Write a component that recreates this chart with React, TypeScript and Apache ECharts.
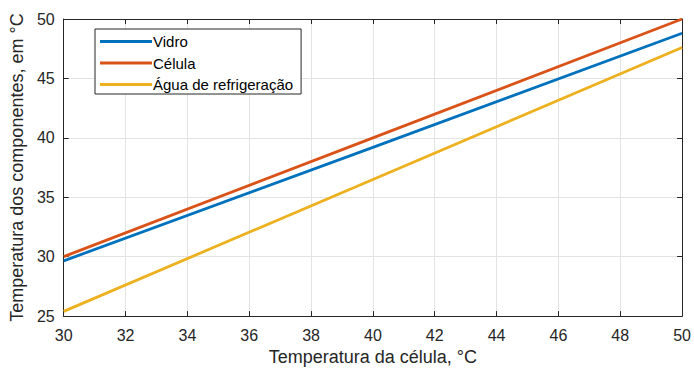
import React, { useEffect, useRef } from "react";
import * as echarts from "echarts";

const xValues = [30, 40, 50];
const vidro = [29.65, 39.2, 48.8];
const celula = [30.0, 40.0, 50.0];
const agua = [25.4, 36.5, 47.6];
const seriesNames = ["Vidro", "Célula", "Água de refrigeração"];
const colors = ["#0072BD", "#D95319", "#EDB120"];

export default function App() {
  const ref = useRef<HTMLDivElement>(null);
  useEffect(() => {
    const chart = echarts.init(ref.current!, undefined, { renderer: "svg" });
    const font = "'Liberation Sans', Arial, sans-serif";
    const axisColor = "#262626";
    const mk = (ys: number[]) => xValues.map((x, i) => [x, ys[i]]);
    const data = [vidro, celula, agua];
    chart.setOption({
      animation: false,
      backgroundColor: "#ffffff",
      grid: { left: 62, right: 7, top: 19, bottom: 52, containLabel: false },
      legend: {
        orient: "vertical",
        left: 95,
        top: 29,
        padding: [5, 8, 2, 5],
        itemGap: 6.5,
        itemWidth: 52,
        itemHeight: 3,
        icon: "rect",
        borderColor: "#262626",
        borderWidth: 1,
        backgroundColor: "#ffffff",
        textStyle: { fontFamily: font, fontSize: 15, color: "#000", padding: [0, 0, 0, -4] },
        data: seriesNames,
      },
      xAxis: [
        {
          type: "value",
          min: 30,
          max: 50,
          interval: 2,
          name: "Temperatura da célula, °C",
          nameLocation: "middle",
          nameGap: 30,
          nameTextStyle: { fontFamily: font, fontSize: 18, color: axisColor },
          axisLine: { show: true, lineStyle: { color: axisColor, width: 1 } },
          axisTick: { show: true, inside: true, length: 5, lineStyle: { color: axisColor } },
          axisLabel: { fontFamily: font, fontSize: 16, color: axisColor, margin: 11 },
          splitLine: { show: true, lineStyle: { color: "#e3e3e3", width: 1 } },
        },
        {
          type: "value",
          position: "top",
          min: 30,
          max: 50,
          interval: 2,
          axisLine: { show: true, lineStyle: { color: axisColor, width: 1 } },
          axisTick: { show: true, inside: true, length: 5, lineStyle: { color: axisColor } },
          axisLabel: { show: false },
          splitLine: { show: false },
        },
      ],
      yAxis: [
        {
          type: "value",
          min: 25,
          max: 50,
          interval: 5,
          name: "Temperatura dos componentes, em °C",
          nameLocation: "middle",
          nameGap: 34,
          nameRotate: 90,
          nameTextStyle: { fontFamily: font, fontSize: 18, color: axisColor },
          axisLine: { show: true, lineStyle: { color: axisColor, width: 1 } },
          axisTick: { show: true, inside: true, length: 5, lineStyle: { color: axisColor } },
          axisLabel: { fontFamily: font, fontSize: 16, color: axisColor, margin: 9 },
          splitLine: { show: true, lineStyle: { color: "#e3e3e3", width: 1 } },
        },
        {
          type: "value",
          position: "right",
          min: 25,
          max: 50,
          interval: 5,
          axisLine: { show: true, lineStyle: { color: axisColor, width: 1 } },
          axisTick: { show: true, inside: true, length: 5, lineStyle: { color: axisColor } },
          axisLabel: { show: false },
          splitLine: { show: false },
        },
      ],
      series: seriesNames.map((name, i) => ({
        name,
        type: "line",
        xAxisIndex: 0,
        yAxisIndex: 0,
        data: mk(data[i]),
        showSymbol: false,
        symbol: "none",
        lineStyle: { color: colors[i], width: 2.8 },
        itemStyle: { color: colors[i] },
        color: colors[i],
      })),
    });
    return () => chart.dispose();
  }, []);
  return (
    <div
      ref={ref}
      style={{ position: "fixed", left: 0, top: 0, width: 694, height: 371 }}
    />
  );
}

-----

> _INSTRUCTIONS FOR THE TASK_: Look at the listing and set down only the lines from its start through the line with "import * as", word for word and without pictures.

> _TASK OUTPUT_:
Write a component that recreates this chart with React, TypeScript and Apache ECharts.
import React, { useEffect, useRef } from "react";
import * as echarts from "echarts";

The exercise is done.